Antarajabar.com - Perdagangan manusia masih menjadi kasus yang paling dominan dihadapi tenaga kerja wanita asal Indonesia, khsususnya Cianjur yang menjadi kantung TKW Jawa barat.
Wakil Sekjen Bidang Hubungan Luar Negeri Dewan Pimpinan Pusat (DPP) Konfederasi Serikat Pekerja Seluruh Indonesia (KSPSI) Untung Riyadi, di Cianjur, Jumat, mengatakan, ragam kasus tersebut banyak ditemui, salah satu yang memicu terjadinya perdagangan manusia adanya pemalsuan data.
"Pemalsuan-pemalsuan itu biasanya terjadi pada pemberangkatan TKW non-prosedural. Tidak jarang juga TKW yang akan bekerja sebagai pembantu rumah tangga datang menggunakan visa umroh. Mereka pergi ke Arab Saudi karena ada moratorium PRT sudah tidak boleh lagi ke Arab, jadinya lewat umroh," katanya.

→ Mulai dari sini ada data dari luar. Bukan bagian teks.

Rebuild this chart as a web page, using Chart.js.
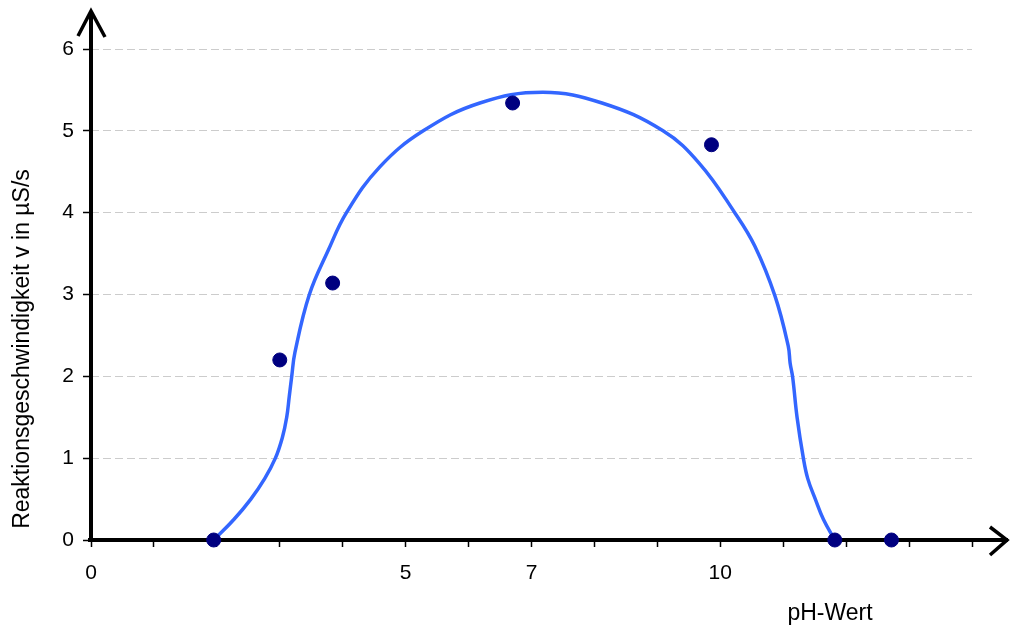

Dia menjelaskan, kasus dominan kedua setelah perdagangan manusia adalah kerja paksa, yaitu berkaitan erat dengan jalur keberangkatan TKW yang non-prosedural. "Ada juga kasus, dimana satu PRT punya dua majikan, mereka disuruh bekerja melebihi batas kemampuan," katanya.
Untuk mengantisipasi terjadinya perdagangan manusia dan kerja paksa, KSPSI menekankan agar TKW sadar berserikat.
"Mudah kok mengenali yang resmi atau ilegal, TKW berhak menanyakan surat pengerahan dari Dinas Ketenagakerjaan dan Transmigrasi Kabupaten/Kota setempat, serta TKW berhak menanyakan surat permintaan dari agen di luar negeri. Kalau penyalur tidak bisa menunjukkan, berarti itu ilegal," katanya.